The Biggest Mistake in Lean Apparel: Confusing SMED with Apparel Factory Reality





20 Jan 26



One of the biggest mistakes in Lean practices within the apparel industry is the direct transfer of SMED thinking from automotive manufacturing into a very different production reality.


Toyota’s use of SMED is often cited as proof of rapid changeover capability, presented as universal Lean wisdom. In truth, SMED was engineered for tool replacement inside a fixed production system. The line remains in place. Team structure stays intact. Flow logic is stable. That context matters.


In apparel, an order change is not a tool change. When styles shift, machines are moved, operators reassigned, skills misaligned, balance collapses, and support must reset. What’s labeled a changeover is in fact a system teardown followed by reconstruction. The system doesn’t pause but it destabilizes.

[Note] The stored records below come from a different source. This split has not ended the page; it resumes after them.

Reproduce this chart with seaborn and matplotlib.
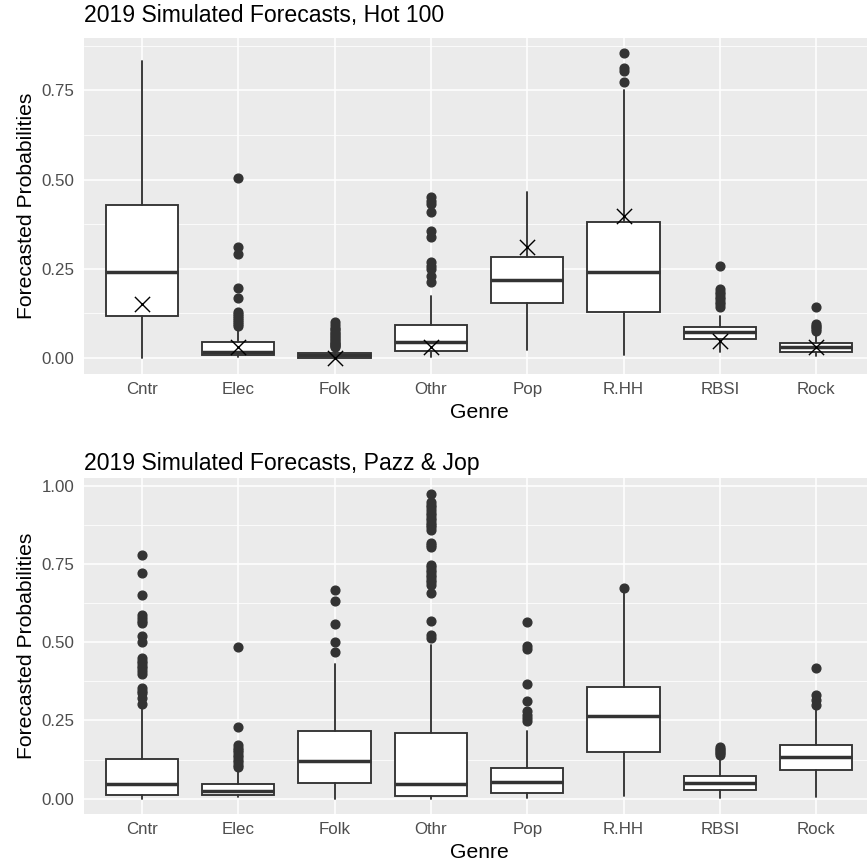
import matplotlib
matplotlib.use("Agg")
import matplotlib.pyplot as plt
import numpy as np
import pandas as pd
import seaborn as sns

# Genres on the x axis
genres = ["Cntr", "Elec", "Folk", "Othr", "Pop", "R.HH", "RBSI", "Rock"]

# Hot 100 box summaries
hot_whislo = [0.000, 0.004, 0.000, 0.004, 0.022, 0.009, 0.016, 0.005]
hot_q1 = [0.117, 0.007, 0.001, 0.020, 0.153, 0.128, 0.053, 0.018]
hot_med = [0.242, 0.016, 0.007, 0.044, 0.219, 0.240, 0.072, 0.030]
hot_q3 = [0.428, 0.044, 0.014, 0.092, 0.284, 0.381, 0.088, 0.041]
hot_whishi = [0.832, 0.085, 0.028, 0.174, 0.466, 0.752, 0.118, 0.068]
hot_fliers = [
    [],
    [0.505, 0.310, 0.291, 0.195, 0.168, 0.130, 0.124, 0.118, 0.112, 0.106, 0.100, 0.095, 0.090],
    [0.100, 0.092, 0.085, 0.080, 0.075, 0.070, 0.066, 0.062, 0.058, 0.054, 0.050, 0.046,
     0.043, 0.040, 0.037, 0.034, 0.031],
    [0.450, 0.440, 0.431, 0.410, 0.356, 0.338, 0.268, 0.258, 0.249, 0.230, 0.214],
    [],
    [0.855, 0.813, 0.804, 0.773],
    [0.257, 0.193, 0.186, 0.179, 0.172, 0.165, 0.158, 0.151, 0.142],
    [0.144, 0.096, 0.091, 0.086, 0.081, 0.077],
]
# Actual outcome markers (x)
hot_actual = [0.151, 0.030, 0.000, 0.032, 0.310, 0.398, 0.048, 0.032]

# Pazz & Jop box summaries
pj_whislo = [0.000, 0.005, 0.000, 0.000, 0.002, 0.008, 0.002, 0.004]
pj_q1 = [0.011, 0.011, 0.050, 0.007, 0.018, 0.148, 0.027, 0.093]
pj_med = [0.047, 0.023, 0.119, 0.047, 0.052, 0.263, 0.050, 0.133]
pj_q3 = [0.127, 0.048, 0.215, 0.210, 0.098, 0.356, 0.071, 0.172]
pj_whishi = [0.290, 0.098, 0.430, 0.490, 0.215, 0.660, 0.124, 0.284]
pj_fliers = [
    [0.777, 0.722, 0.649, 0.587, 0.577, 0.566, 0.561, 0.521, 0.499, 0.449, 0.441, 0.433,
     0.425, 0.417, 0.408, 0.399, 0.353, 0.345, 0.337, 0.321, 0.302],
    [0.483, 0.229, 0.170, 0.162, 0.155, 0.148, 0.140, 0.132, 0.124, 0.116, 0.108, 0.101],
    [0.665, 0.632, 0.559, 0.500, 0.470],
    [0.973, 0.949, 0.938, 0.930, 0.922, 0.914, 0.906, 0.898, 0.890, 0.882, 0.875, 0.867,
     0.859, 0.816, 0.810, 0.805, 0.747, 0.739, 0.731, 0.723, 0.715, 0.707, 0.699, 0.691,
     0.683, 0.656, 0.566, 0.523, 0.513],
    [0.563, 0.487, 0.479, 0.366, 0.313, 0.279, 0.268, 0.258, 0.247],
    [0.672],
    [0.165, 0.160, 0.155, 0.150, 0.145, 0.140],
    [0.417, 0.331, 0.315, 0.300],
]


def draw_panel(ax, title, whislo, q1, med, q3, whishi, fliers, actual, title_pad):
    stats = []
    for i, g in enumerate(genres):
        stats.append(dict(label=g, whislo=whislo[i], q1=q1[i], med=med[i], q3=q3[i],
                          whishi=whishi[i], fliers=fliers[i]))
    pos = np.arange(len(genres))
    ax.bxp(stats, positions=pos, widths=0.75, patch_artist=True, showcaps=False,
           boxprops=dict(facecolor="white", edgecolor="#333333", linewidth=1.35),
           medianprops=dict(color="#333333", linewidth=2.5, solid_capstyle="butt"),
           whiskerprops=dict(color="#333333", linewidth=1.35),
           flierprops=dict(marker="o", markerfacecolor="#333333", markeredgecolor="#333333",
                           markersize=6.3, linestyle="none"),
           zorder=3)
    if actual is not None:
        df = pd.DataFrame({"pos": pos, "val": actual})
        sns.scatterplot(data=df, x="pos", y="val", marker="x", s=120, color="black",
                        linewidth=1.0, ax=ax, legend=False, zorder=4)
    ax.set_xlim(-0.6, len(genres) - 0.4)
    ax.set_xticks(pos)
    ax.set_xticklabels(genres)
    top = max(max(f) if f else 0 for f in fliers)
    ax.set_yticks([0, 0.25, 0.5, 0.75] + ([1.0] if top > 0.9 else []))
    ax.set_yticks(np.arange(0.125, 1.0, 0.25), minor=True)
    ax.yaxis.set_major_formatter(matplotlib.ticker.FormatStrFormatter("%.2f"))
    ax.set_facecolor("#EBEBEB")
    ax.grid(which="major", color="white", linewidth=1.1)
    ax.grid(which="minor", axis="y", color="white", linewidth=0.55)
    ax.set_axisbelow(True)
    for s in ax.spines.values():
        s.set_visible(False)
    ax.tick_params(axis="both", which="major", length=3.6, width=0.8, color="#333333",
                   labelcolor="#4D4D4D", labelsize=12.2)
    ax.tick_params(axis="x", pad=2.2)
    ax.tick_params(axis="y", pad=3.3)
    ax.tick_params(which="minor", length=0)
    ax.set_xlabel("Genre", fontsize=15.2, color="black")
    ax.set_ylabel("Forecasted Probabilities", fontsize=15.2, color="black")
    ax.xaxis.set_label_coords(0.5, -0.085)
    ax.yaxis.set_label_coords(-0.061, 0.5)
    ax.set_title(title, loc="left", fontsize=16.6, color="black", pad=title_pad)


sns.set_theme(style="darkgrid")
plt.rcParams["font.family"] = ["Liberation Sans", "DejaVu Sans"]

fig = plt.figure(figsize=(8.67, 8.67), dpi=100)
ax1 = fig.add_axes([0.0969, 0.5686, 0.9112, 0.3879])
ax2 = fig.add_axes([0.0969, 0.0611, 0.9112, 0.3875])

draw_panel(ax1, "2019 Simulated Forecasts, Hot 100", hot_whislo, hot_q1, hot_med, hot_q3,
           hot_whishi, hot_fliers, hot_actual, 11.5)
ax1.set_ylim(-0.045, 0.898)

draw_panel(ax2, "2019 Simulated Forecasts, Pazz & Jop", pj_whislo, pj_q1, pj_med, pj_q3,
           pj_whishi, pj_fliers, None, 6)
ax2.set_ylim(-0.049, 1.024)

fig.savefig("out.png", dpi=100, facecolor="white")
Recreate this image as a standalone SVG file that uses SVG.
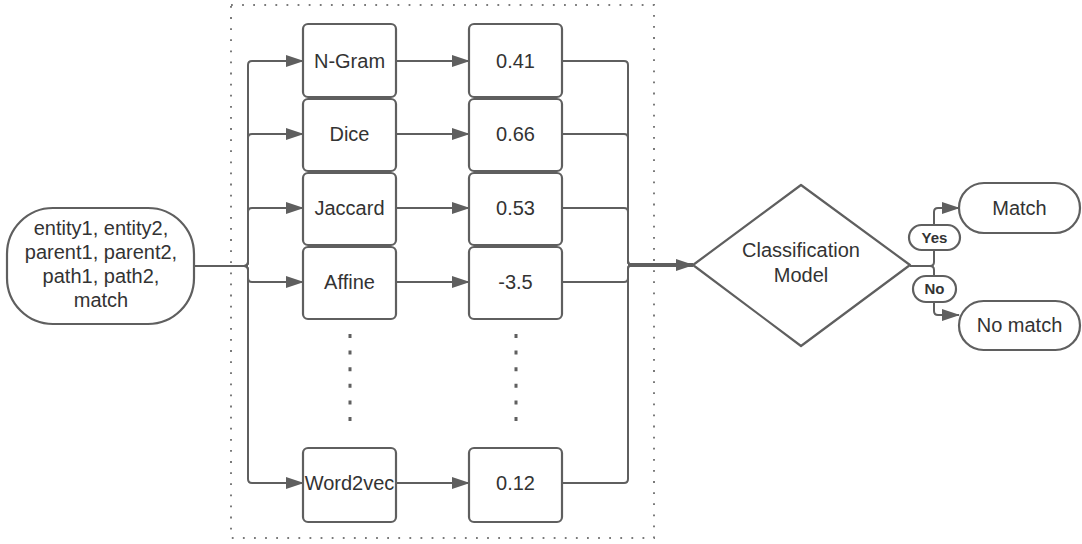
<svg xmlns="http://www.w3.org/2000/svg" width="1082" height="544" viewBox="0 0 1082 544">
<style>
.n{fill:#fff;stroke:#5f5f5f;stroke-width:2.2}
.t{font-family:"Liberation Sans",Arial,sans-serif;font-size:20px;fill:#333;text-anchor:middle}
.lb{font-family:"Liberation Sans",Arial,sans-serif;font-size:15px;font-weight:bold;fill:#333;text-anchor:middle}
.c{fill:none;stroke:#5f5f5f;stroke-width:2}
.d{fill:none;stroke:#5f5f5f;stroke-width:3;stroke-dasharray:4 12.6}
</style>
<defs>
<marker id="ah" markerUnits="userSpaceOnUse" markerWidth="18" markerHeight="12" refX="17" refY="6" orient="auto">
<path d="M0,0 L18,6 L0,12 Z" fill="#5f5f5f"/>
</marker>
</defs>
<rect x="231" y="5" width="423" height="533" fill="none" stroke="#7a7a7a" stroke-width="2" stroke-dasharray="1.8 9.3"/>
<g id="connectors">
<path class="c" marker-end="url(#ah)" d="M194,266 H244 Q248,266 248,262 V65 Q248,61 252,61 H303"/>
<path class="c" marker-end="url(#ah)" d="M194,266 H244 Q248,266 248,262 V138 Q248,134 252,134 H303"/>
<path class="c" marker-end="url(#ah)" d="M194,266 H244 Q248,266 248,262 V212 Q248,208 252,208 H303"/>
<path class="c" marker-end="url(#ah)" d="M194,266 H244 Q248,266 248,270 V278 Q248,282 252,282 H303"/>
<path class="c" marker-end="url(#ah)" d="M194,266 H244 Q248,266 248,270 V479 Q248,483 252,483 H303"/>
<path class="c" marker-end="url(#ah)" d="M396,61 H469"/>
<path class="c" marker-end="url(#ah)" d="M396,134 H469"/>
<path class="c" marker-end="url(#ah)" d="M396,208 H469"/>
<path class="c" marker-end="url(#ah)" d="M396,282 H469"/>
<path class="c" marker-end="url(#ah)" d="M396,483 H469"/>
<path class="c" d="M562,61 H624 Q628,61 628,65 V261 Q628,265 632,265"/>
<path class="c" d="M562,134 H624 Q628,134 628,138 V261 Q628,265 632,265"/>
<path class="c" d="M562,208 H624 Q628,208 628,212 V261 Q628,265 632,265"/>
<path class="c" d="M562,282 H624 Q628,282 628,278 V269 Q628,265 632,265"/>
<path class="c" d="M562,483 H624 Q628,483 628,479 V269 Q628,265 632,265"/>
<path class="c" style="stroke-width:4" marker-end="url(#ah)" d="M630,265 H693"/>
<path class="c" marker-end="url(#ah)" d="M910,266 H930 Q934,266 934,262 V212 Q934,208 938,208 H959"/>
<path class="c" marker-end="url(#ah)" d="M910,266 H930 Q934,266 934,270 V311 Q934,315 938,315 H959"/>
<path class="d" d="M350,334 V432"/>
<path class="d" d="M516,334 V432"/>
</g>
<g id="input">
<rect class="n" x="7" y="208" width="187" height="116" rx="46" ry="46"/>
<text class="t" x="101" y="235">entity1, entity2,</text>
<text class="t" x="101" y="259">parent1, parent2,</text>
<text class="t" x="101" y="283">path1, path2,</text>
<text class="t" x="101" y="307">match</text>
</g>
<g id="ngram"><rect class="n" x="303" y="24" width="93" height="73" rx="5"/><text class="t" x="349.5" y="68">N-Gram</text></g>
<g id="dice"><rect class="n" x="303" y="99" width="93" height="72" rx="5"/><text class="t" x="349.5" y="141">Dice</text></g>
<g id="jaccard"><rect class="n" x="303" y="173" width="93" height="72" rx="5"/><text class="t" x="349.5" y="215">Jaccard</text></g>
<g id="affine"><rect class="n" x="303" y="247" width="93" height="72" rx="5"/><text class="t" x="349.5" y="289">Affine</text></g>
<g id="word2vec"><rect class="n" x="303" y="448" width="93" height="74" rx="5"/><text class="t" x="349.5" y="490">Word2vec</text></g>
<g id="v041"><rect class="n" x="469" y="24" width="93" height="73" rx="5"/><text class="t" x="515.5" y="68">0.41</text></g>
<g id="v066"><rect class="n" x="469" y="99" width="93" height="72" rx="5"/><text class="t" x="515.5" y="141">0.66</text></g>
<g id="v053"><rect class="n" x="469" y="173" width="93" height="72" rx="5"/><text class="t" x="515.5" y="215">0.53</text></g>
<g id="v35"><rect class="n" x="469" y="247" width="93" height="72" rx="5"/><text class="t" x="515.5" y="289">-3.5</text></g>
<g id="v012"><rect class="n" x="469" y="448" width="93" height="74" rx="5"/><text class="t" x="515.5" y="490">0.12</text></g>
<g id="classifier">
<path class="n" stroke-linejoin="round" d="M693,265 L801,185 L910,265 L801,346 Z"/>
<text class="t" x="801" y="257">Classification</text>
<text class="t" x="801" y="282">Model</text>
</g>
<g id="yes"><rect class="n" x="909" y="225" width="51" height="25" rx="12.5"/><text class="lb" x="934.5" y="243">Yes</text></g>
<g id="no"><rect class="n" x="913" y="276" width="43" height="26" rx="13"/><text class="lb" x="934.5" y="294">No</text></g>
<g id="match"><rect class="n" x="959" y="183" width="121" height="50" rx="25"/><text class="t" x="1019.5" y="215">Match</text></g>
<g id="nomatch"><rect class="n" x="959" y="301" width="121" height="49" rx="24.5"/><text class="t" x="1019.5" y="332">No match</text></g>
</svg>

Applying SMED methodology to apparel changeovers confuses efficiency with system reconfiguration. One optimizes minutes. The other governs hours or days. Treating them the same breeds false expectations and leads to cosmetic Lean. Visuals improve. Language aligns. But the system remains fragile. The burden falls on people rather than design.





SMED isn’t wrong. It’s just misapplied. Lean fails in apparel not because tools are ineffective, but because production reality is misunderstood. Until factories design systems that absorb volatility without collapse, copying Lean from stable environments will continue to disappoint. Lean only works when system behavior is respected. Apparel changeovers are not about speed, they are about design.


At nexusX, under the SmartLean Agility™ framework, we’ve redefined the approach behind SMED into SMEP: Single Minute Exchange of Process. SMEP is not tool change, it is system change. It synchronizes setup, machinery layout, skill readiness, balancing, dynamic work units, and operator movement into one integrated changeover strategy.


The result is a fast, agile, and resilient model that reflects the true behavior of apparel production, not assumptions from fixed-line manufacturing. SMEP brings systemic engineering intelligence into the flow of change, where people and machines co-adapt to volatility without collapsing productivity. It is built not for routine but for variability.